- **Task prompt**: Going from the top of the data below, give again each line through the one containing "25.1, 22.5, 20.4];", both ends kept.

- **Collected material**:
○ ○ ○

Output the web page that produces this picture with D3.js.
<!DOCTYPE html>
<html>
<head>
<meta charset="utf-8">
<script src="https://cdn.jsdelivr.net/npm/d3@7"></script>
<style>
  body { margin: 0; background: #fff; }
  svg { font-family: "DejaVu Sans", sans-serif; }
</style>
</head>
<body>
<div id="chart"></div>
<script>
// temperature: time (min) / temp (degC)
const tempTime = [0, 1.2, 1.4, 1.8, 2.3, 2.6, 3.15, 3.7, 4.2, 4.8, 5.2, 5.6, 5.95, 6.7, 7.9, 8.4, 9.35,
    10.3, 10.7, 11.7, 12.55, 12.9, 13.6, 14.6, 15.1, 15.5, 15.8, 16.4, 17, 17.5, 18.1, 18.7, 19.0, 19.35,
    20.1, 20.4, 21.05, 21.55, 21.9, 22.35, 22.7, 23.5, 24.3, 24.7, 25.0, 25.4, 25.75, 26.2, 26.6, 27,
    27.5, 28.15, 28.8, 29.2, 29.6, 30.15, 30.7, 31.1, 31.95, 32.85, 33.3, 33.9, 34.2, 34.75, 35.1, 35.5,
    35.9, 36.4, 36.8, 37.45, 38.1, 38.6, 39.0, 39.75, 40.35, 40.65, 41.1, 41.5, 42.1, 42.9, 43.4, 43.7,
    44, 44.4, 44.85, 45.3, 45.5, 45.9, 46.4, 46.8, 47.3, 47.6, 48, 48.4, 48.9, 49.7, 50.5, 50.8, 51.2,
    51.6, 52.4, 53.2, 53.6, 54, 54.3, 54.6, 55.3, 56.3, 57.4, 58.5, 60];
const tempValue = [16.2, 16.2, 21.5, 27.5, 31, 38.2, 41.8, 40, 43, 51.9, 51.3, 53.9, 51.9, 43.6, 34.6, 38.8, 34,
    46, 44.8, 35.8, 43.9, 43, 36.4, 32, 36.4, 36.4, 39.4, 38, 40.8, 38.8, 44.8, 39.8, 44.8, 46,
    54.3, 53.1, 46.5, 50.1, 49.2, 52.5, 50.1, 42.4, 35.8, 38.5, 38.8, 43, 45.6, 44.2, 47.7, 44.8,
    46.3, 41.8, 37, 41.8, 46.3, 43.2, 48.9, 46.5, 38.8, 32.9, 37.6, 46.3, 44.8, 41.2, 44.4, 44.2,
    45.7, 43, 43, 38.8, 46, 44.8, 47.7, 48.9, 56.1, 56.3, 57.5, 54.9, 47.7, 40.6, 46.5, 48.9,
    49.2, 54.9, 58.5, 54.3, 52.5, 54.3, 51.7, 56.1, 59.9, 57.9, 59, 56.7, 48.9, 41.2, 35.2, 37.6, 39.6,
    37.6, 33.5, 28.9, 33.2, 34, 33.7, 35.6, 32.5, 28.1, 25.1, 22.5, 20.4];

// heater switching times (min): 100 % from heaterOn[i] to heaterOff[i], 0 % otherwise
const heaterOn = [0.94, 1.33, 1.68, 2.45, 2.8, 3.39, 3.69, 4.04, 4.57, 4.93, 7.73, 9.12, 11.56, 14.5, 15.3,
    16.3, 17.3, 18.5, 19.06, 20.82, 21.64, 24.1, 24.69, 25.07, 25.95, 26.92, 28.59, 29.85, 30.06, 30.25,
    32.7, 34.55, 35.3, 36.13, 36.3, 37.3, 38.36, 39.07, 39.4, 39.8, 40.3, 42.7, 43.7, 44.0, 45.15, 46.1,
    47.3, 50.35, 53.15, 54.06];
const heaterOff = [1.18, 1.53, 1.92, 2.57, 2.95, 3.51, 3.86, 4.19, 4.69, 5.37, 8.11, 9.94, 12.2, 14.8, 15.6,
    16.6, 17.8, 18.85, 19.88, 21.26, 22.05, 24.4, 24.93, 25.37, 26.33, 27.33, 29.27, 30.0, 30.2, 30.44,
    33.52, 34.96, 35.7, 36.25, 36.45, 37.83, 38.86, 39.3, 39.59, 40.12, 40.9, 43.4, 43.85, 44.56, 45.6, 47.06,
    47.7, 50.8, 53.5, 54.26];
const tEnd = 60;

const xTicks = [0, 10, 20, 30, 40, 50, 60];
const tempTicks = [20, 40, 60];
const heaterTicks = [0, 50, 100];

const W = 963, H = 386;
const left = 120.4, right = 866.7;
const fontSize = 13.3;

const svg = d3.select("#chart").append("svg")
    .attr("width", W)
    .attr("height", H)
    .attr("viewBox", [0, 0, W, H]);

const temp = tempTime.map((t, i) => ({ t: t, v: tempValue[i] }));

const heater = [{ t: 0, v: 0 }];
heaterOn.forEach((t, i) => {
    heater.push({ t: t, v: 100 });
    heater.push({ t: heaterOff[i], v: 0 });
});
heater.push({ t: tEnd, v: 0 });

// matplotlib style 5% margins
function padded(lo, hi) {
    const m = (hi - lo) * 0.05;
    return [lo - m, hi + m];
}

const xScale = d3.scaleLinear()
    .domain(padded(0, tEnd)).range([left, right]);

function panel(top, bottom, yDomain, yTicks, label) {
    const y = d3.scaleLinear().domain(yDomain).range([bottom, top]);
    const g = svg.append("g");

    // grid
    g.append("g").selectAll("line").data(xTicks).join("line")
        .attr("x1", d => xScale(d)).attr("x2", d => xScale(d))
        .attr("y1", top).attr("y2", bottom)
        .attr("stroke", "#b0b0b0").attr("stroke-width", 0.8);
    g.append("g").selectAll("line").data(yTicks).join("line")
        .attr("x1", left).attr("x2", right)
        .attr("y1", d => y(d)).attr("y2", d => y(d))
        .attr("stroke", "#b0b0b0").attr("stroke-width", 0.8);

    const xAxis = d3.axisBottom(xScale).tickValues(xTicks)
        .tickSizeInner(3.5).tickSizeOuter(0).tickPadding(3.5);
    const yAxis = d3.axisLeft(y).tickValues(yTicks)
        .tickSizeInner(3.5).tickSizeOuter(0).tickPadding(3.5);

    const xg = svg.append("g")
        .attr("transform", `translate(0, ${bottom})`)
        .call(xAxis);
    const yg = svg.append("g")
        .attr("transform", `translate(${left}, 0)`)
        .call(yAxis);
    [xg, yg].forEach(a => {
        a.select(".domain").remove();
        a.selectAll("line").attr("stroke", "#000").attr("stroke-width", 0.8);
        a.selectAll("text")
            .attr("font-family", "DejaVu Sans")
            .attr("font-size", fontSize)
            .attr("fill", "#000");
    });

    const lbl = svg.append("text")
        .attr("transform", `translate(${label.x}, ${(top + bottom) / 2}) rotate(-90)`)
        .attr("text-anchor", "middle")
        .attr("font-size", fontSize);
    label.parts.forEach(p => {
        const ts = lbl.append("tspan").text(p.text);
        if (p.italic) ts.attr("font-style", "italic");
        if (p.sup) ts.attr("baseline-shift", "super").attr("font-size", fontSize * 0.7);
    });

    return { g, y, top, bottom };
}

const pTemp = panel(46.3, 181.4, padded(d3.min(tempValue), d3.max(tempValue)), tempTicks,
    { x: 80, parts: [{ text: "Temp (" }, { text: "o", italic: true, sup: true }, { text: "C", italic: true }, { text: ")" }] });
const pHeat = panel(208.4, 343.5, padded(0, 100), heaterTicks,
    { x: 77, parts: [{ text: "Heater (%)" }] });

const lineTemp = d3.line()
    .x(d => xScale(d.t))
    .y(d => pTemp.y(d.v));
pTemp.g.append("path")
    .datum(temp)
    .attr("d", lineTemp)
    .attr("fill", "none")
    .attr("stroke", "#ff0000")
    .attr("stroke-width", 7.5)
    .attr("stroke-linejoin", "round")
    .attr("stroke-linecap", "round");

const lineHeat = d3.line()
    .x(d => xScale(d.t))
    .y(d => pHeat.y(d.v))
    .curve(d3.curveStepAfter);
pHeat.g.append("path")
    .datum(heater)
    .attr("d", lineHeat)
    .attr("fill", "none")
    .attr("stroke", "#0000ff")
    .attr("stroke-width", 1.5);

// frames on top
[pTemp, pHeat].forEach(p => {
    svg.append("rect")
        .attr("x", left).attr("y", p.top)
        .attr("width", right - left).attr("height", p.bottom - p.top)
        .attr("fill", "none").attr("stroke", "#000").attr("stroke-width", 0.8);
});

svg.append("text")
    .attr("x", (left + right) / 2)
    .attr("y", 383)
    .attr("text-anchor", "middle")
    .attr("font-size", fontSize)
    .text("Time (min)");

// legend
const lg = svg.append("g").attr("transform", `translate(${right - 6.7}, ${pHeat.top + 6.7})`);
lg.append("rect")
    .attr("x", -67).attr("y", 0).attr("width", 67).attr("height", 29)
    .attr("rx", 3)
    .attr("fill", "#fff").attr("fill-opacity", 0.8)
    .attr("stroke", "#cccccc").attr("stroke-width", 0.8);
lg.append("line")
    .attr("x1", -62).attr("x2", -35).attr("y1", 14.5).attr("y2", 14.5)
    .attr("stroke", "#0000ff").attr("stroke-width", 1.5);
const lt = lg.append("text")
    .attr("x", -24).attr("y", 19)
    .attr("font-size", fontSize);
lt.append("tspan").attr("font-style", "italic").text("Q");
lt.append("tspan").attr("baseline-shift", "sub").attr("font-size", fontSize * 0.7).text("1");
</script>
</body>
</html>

○ ○ ○

- **Solution for this problem**:
Output the web page that produces this picture with D3.js.
<!DOCTYPE html>
<html>
<head>
<meta charset="utf-8">
<script src="https://cdn.jsdelivr.net/npm/d3@7"></script>
<style>
  body { margin: 0; background: #fff; }
  svg { font-family: "DejaVu Sans", sans-serif; }
</style>
</head>
<body>
<div id="chart"></div>
<script>
// temperature: time (min) / temp (degC)
const tempTime = [0, 1.2, 1.4, 1.8, 2.3, 2.6, 3.15, 3.7, 4.2, 4.8, 5.2, 5.6, 5.95, 6.7, 7.9, 8.4, 9.35,
    10.3, 10.7, 11.7, 12.55, 12.9, 13.6, 14.6, 15.1, 15.5, 15.8, 16.4, 17, 17.5, 18.1, 18.7, 19.0, 19.35,
    20.1, 20.4, 21.05, 21.55, 21.9, 22.35, 22.7, 23.5, 24.3, 24.7, 25.0, 25.4, 25.75, 26.2, 26.6, 27,
    27.5, 28.15, 28.8, 29.2, 29.6, 30.15, 30.7, 31.1, 31.95, 32.85, 33.3, 33.9, 34.2, 34.75, 35.1, 35.5,
    35.9, 36.4, 36.8, 37.45, 38.1, 38.6, 39.0, 39.75, 40.35, 40.65, 41.1, 41.5, 42.1, 42.9, 43.4, 43.7,
    44, 44.4, 44.85, 45.3, 45.5, 45.9, 46.4, 46.8, 47.3, 47.6, 48, 48.4, 48.9, 49.7, 50.5, 50.8, 51.2,
    51.6, 52.4, 53.2, 53.6, 54, 54.3, 54.6, 55.3, 56.3, 57.4, 58.5, 60];
const tempValue = [16.2, 16.2, 21.5, 27.5, 31, 38.2, 41.8, 40, 43, 51.9, 51.3, 53.9, 51.9, 43.6, 34.6, 38.8, 34,
    46, 44.8, 35.8, 43.9, 43, 36.4, 32, 36.4, 36.4, 39.4, 38, 40.8, 38.8, 44.8, 39.8, 44.8, 46,
    54.3, 53.1, 46.5, 50.1, 49.2, 52.5, 50.1, 42.4, 35.8, 38.5, 38.8, 43, 45.6, 44.2, 47.7, 44.8,
    46.3, 41.8, 37, 41.8, 46.3, 43.2, 48.9, 46.5, 38.8, 32.9, 37.6, 46.3, 44.8, 41.2, 44.4, 44.2,
    45.7, 43, 43, 38.8, 46, 44.8, 47.7, 48.9, 56.1, 56.3, 57.5, 54.9, 47.7, 40.6, 46.5, 48.9,
    49.2, 54.9, 58.5, 54.3, 52.5, 54.3, 51.7, 56.1, 59.9, 57.9, 59, 56.7, 48.9, 41.2, 35.2, 37.6, 39.6,
    37.6, 33.5, 28.9, 33.2, 34, 33.7, 35.6, 32.5, 28.1, 25.1, 22.5, 20.4];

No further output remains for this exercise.